18h44. Acabei de saber que terei que ir a Boa Viagem para o aniversário de um tio. Logo eu que não dormi de ontem para hoje, que timing. Vixe. Mas não posso dizer não. É bom para exercer minhas aptidões sociais. Ou a falta delas. O que quero mesmo é me sentar num lugar isolado e continuar a digitar este post do celular. Lembrei que preciso digitar a carta que fiz sobre o mosaico, que ficou muito malfeito, por sinal, mas como dizem na arteterapia, não é para ficar bonito, não é competição artística, é para se exprimir através de maneiras plásticas. Tirei uma foto e digito abaixo dela o que escrevi. Quando voltar. Espero conseguir continuar escrevendo lá na casa do meu tio. Se não der, não deu. Nem sei se quando eu voltar vou ter coragem de digitar mais alguma coisa aqui de tão esgotado que deverei estar. Mas tentarei. Senão digito a carta amanhã. Vou me mandar a foto que tirei do mosaico.

19h06. Pronto. Me enviei a foto, só falta chegar. Enquanto isso, escrevo. Chegou.

23h58. Voltei da casa do meu tio afinal. Só que esqueci de levar o celular. O deixei carregando. Sou um estúpido mesmo. Só percebi no caminho. Então nada escrevi lá. Estava faltando luz e a iluminação foi feita toda à luz de velas o que deu um toque especial ao encontro. Devido ao tempo ruim, as vagas se formavam grande e fortes no oceano lá embaixo, um bonito espetáculo. Não aguentei o sono e tirei um cochilo lá no sofá da sala. Foi bom que me revigorou para escrever aqui. Sim, postar a imagem do “mosaico” e o texto produzidos no grupo de arteterapia. Aviso logo que o meu mosaico foi o menos interessante de todos. Aí vão ambos:




“A primeira coisa que me veio à mente foi o meu computador porque ele é a minha ferramenta de trabalho, meu poço de diversão, o que me acalenta a alma. Através do computador me manifesto, me exprimo, opino, nego, compreendo. Através dele me mostro, me revelo. Para mim e para o mundo. Não o meu mundo próximo, íntimo, mas para um mundo mais vasto, desconhecido. Que não conheço, mas me dou a conhecer. As pessoas desse mundo distante me conhecem mais e melhor que as pessoas com quem de fato interajo e coabito. Para estes tenho vergonha de me mostrar assim tão desnudo e transparente. Sou três pessoas, a do mundo que habito, a do mundo virtual e a do mundo dos bonecos. Se busco reconhecimento tal qual eu coloquei no meio da tela? Acho que sim, que tenho essa necessidade, mas essa necessidade é secundária à vontade de simplesmente dizer. Dizer por hábito ou mania ou necessidade ou vontade.”
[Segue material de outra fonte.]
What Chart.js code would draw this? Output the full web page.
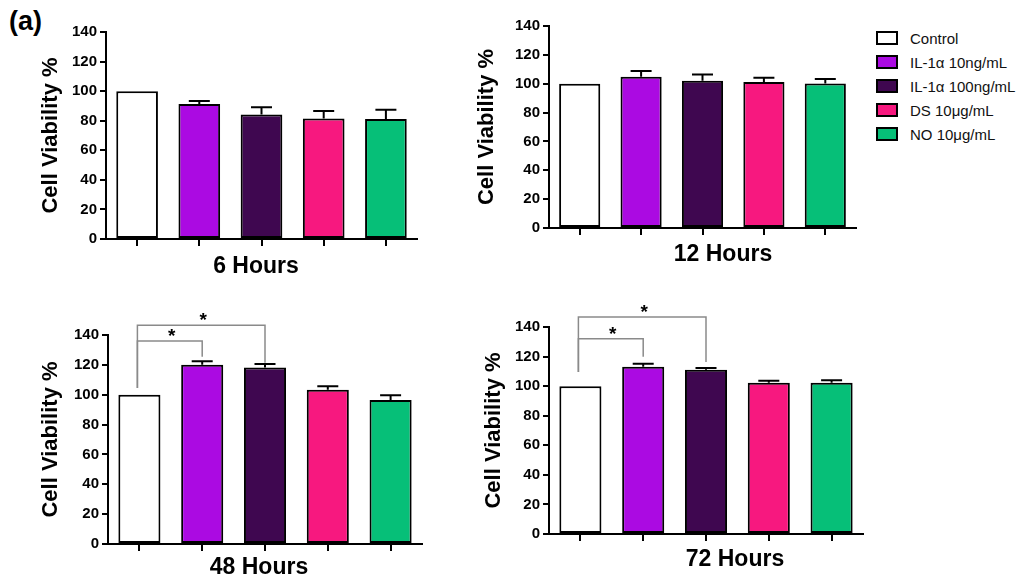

0h12. Pronto foi isto o que produzi na arteterapia de hoje. Nada de muito inusitado, mas vocês, leitores têm o privilégio de acessar partes de mim que a minha própria mãe desconhece. E espero que continue assim.


1h23. Me perdi numa polêmica no mundo dos bonecos. Aparentemente o busto do Hulk não vai ser numerado. E ser numerado é algo que agrega valor à estátua, empresta unicidade a cada peça. Além do que eles não revelaram o material de que ela é feita, se polystone (ideal), resina (aceitável) ou PVC (lixo). Tudo isso me deixa bastante decepcionado com a estátua e com a fabricante, Sideshow. Para ser uma figura tão cara ela deveria ser numerada e feita de polystone. Fiz o meu protesto no site da Sideshow e na maior comunidade de colecionadores do Facebook. Sei que não vai fazer diferença nenhuma, mas precisava tentar. Incrível que mesmo com todos esses percalços, eu não pensei em nenhum momento em desistir da encomenda, mesmo tendo dito exatamente o oposto nos posts, afinal era a forma de fazer algum tipo de terror e pressão.